Ela apresentou ações para a proteção dos consumidores postas em prática pelos tribunais portugueses em mecanismos de cooperação com o Tribunal de Justiça da União Europeia, com interpretação vinculante a todos os tribunais nacionais dos estados-membros. As ações têm sido realizadas em três frentes de judicialização: execuções hipotecárias; contratos de crédito ao consumo; e procedimentos para satisfazer demandas pecuniárias não impugnadas. “Reforço o papel dos tribunais nacionais e a diminuição efetiva das desigualdades entre as partes por meio da judicialização progressiva de certos direitos econômicos e, desse ponto de vista, o papel dos tribunais se torna mais importante em relação ao ODS 17 (parcerias e meios de implementação).”
Espanha
O representante na cúpula do Poder Judiciário do Reino da Espanha, Juan Moya, falou sobre “As 100 Regras de Brasília” e seu alinhamento à Agenda 2030. Firmado em 2008, o acordo estabeleceu políticas e medidas a serem seguidas pelos sistemas de justiça dos países iberoamericanos para reconhecer direitos humanos e garantir o acesso efetivo os serviços de justiça das pessoas em situação de vulnerabilidade. “A tutela judicial efetiva é transversal a todos os direitos contidos nos 17 ODS. O desenvolvimento sustentável é uma constante e um marco da cúpula judicial ibero-americana”, disse Juan Moya, que também é o coordenador da Comissão de Acompanhamento das “100 Regras de Brasília” pela Cúpula Judicial Ibero-Americana.
Ele explicou que as “As 100 Regras de Brasília” possuem um catálogo de protocolos no atendimento judicial a pessoas em situações de vulnerabilidade, citando casos envolvendo crianças, jovens, mulheres vítimas de violência e famílias em situações de despejo. “Os protocolos nestes casos devem contemplar a perspectiva de vulnerabilidade e devem ser aplicados quando ajuizamos qualquer outro tema.
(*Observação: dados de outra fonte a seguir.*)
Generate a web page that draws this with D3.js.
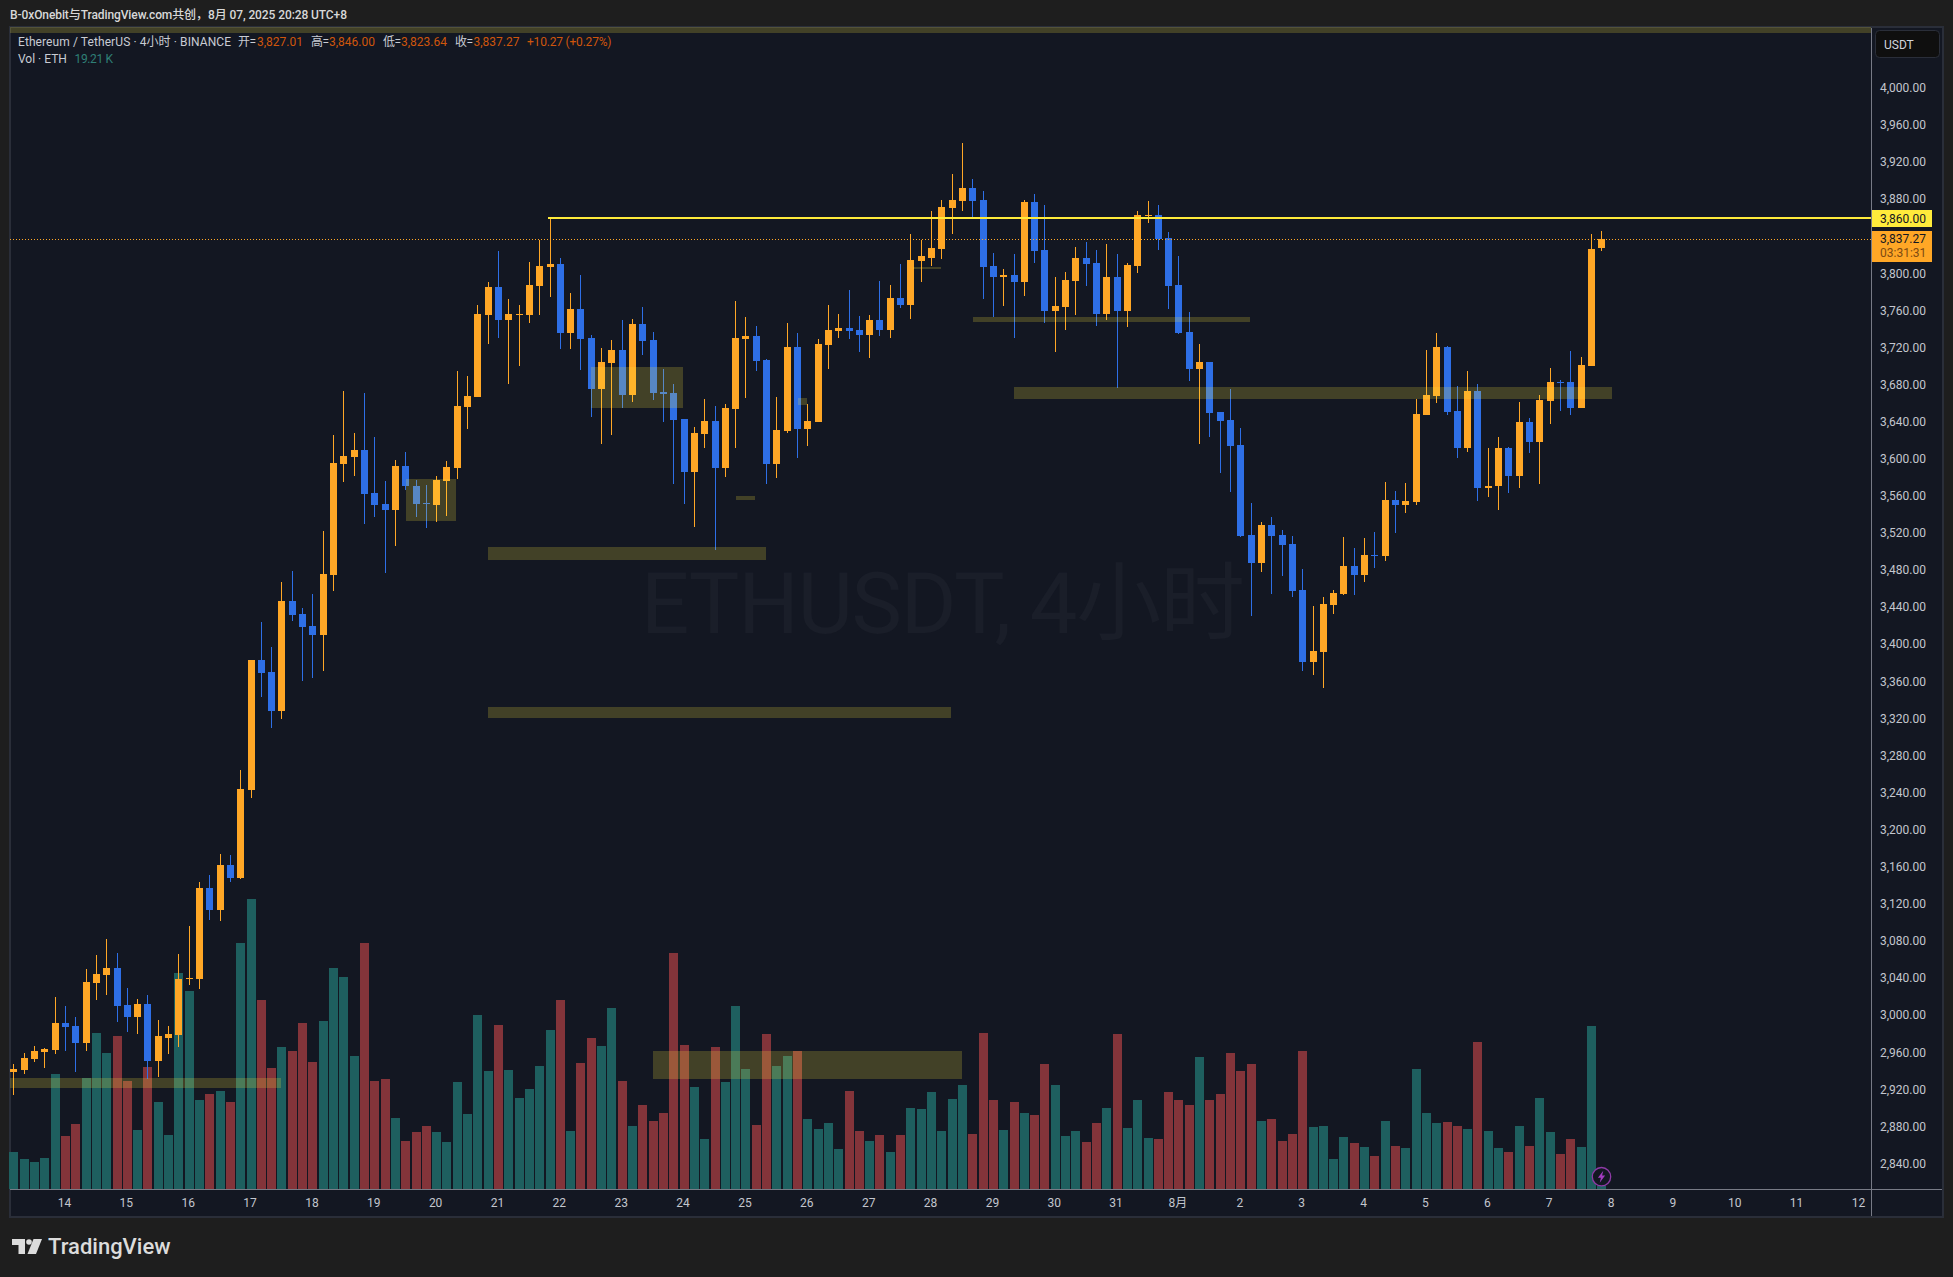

O operador da justiça deve ter uma atuação vigilante e pró-ativa para remover as dificuldades para que as pessoas vulneráveis acessem a Justiça.”
Participaram do painel também os conselheiros do CNJ Maria Tereza Uille, Flávia Pessoa e Luiz Fernando Bandeira de Mello Filho, em um debate que contou com mais de 1,5 mil pessoas inscritas e mais de 4 mil visualizações.